National award for 'magical' Essex beaver project as third set of new babies arrive
Watch Hannah Pettifer's piece on the beaver family here
A ground-breaking conservation scheme using beavers to combat flooding near an Essex village has won a national award.
A pair of beavers were introduced three years ago at the Spains Hall Estate in Finchingfield near Braintree.
They have just given birth to their third set of young - or kits - and are busy transforming the landscape to prevent flooding.
There are now eight beavers on the estate and they have transformed what used to be a ditch into a series of interlinking pools.
The pools slow down the flow of water into the village during wetter months and release water during drier periods. Since their introduction, the village below has not flooded.
Now the project has won a national award for small scale nature conservation from the Chartered Institute of Ecology and Environmental Management.

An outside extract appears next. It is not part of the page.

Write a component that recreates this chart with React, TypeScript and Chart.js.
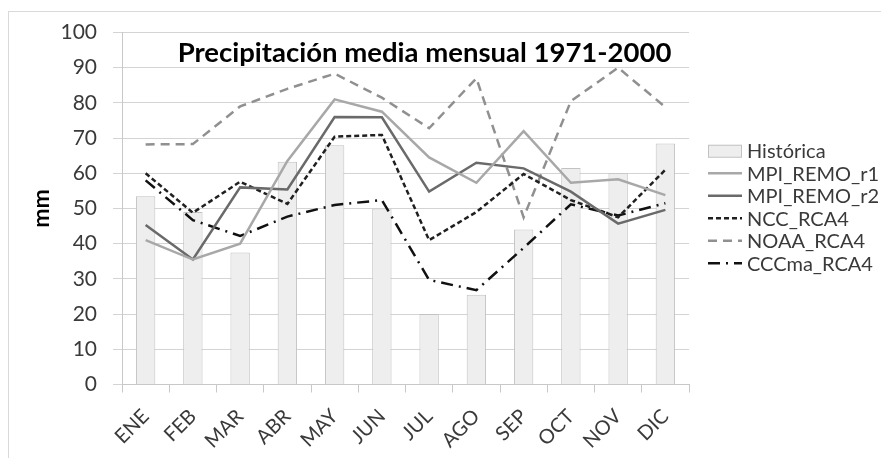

The award has been given to the estate and its partners, Essex Wildlife Trust, Essex and Suffolk Rivers Trust and the Environment Agency.
Archie Ruggles-Brise, from the Spains Hall Estate, said: "We're in a small corner of Essex nobody really knows we're here, the beavers are just doing what beavers do and yet somebody somewhere has decided that this is worth recognising.
"If our success can inspire some other people to do other things like this, even bigger scale, that confidence building is what we need to move the conversation along."
Beavers were hunted to extinction in the UK 500 years ago but in the past ten years they have begun to be reintroduced in places.
Wildlife photographer Simon Hurwitz runs tours to see the animals and has been monitoring the beaver family over the past year.
His highlight was seeing the two new kits for the first time.
"Just suddenly one morning I saw a kit swimming along and in front of it was this other smaller kit swimming backwards and then I realised it was actually on the back of its mother, it just looked scared, clinging on for dear life."
"You come here, you relax, enjoy it all, immerse yourself into, you've heard the dawn chorus here, it's this cacophany of sound and then you see a beaver, it's magic."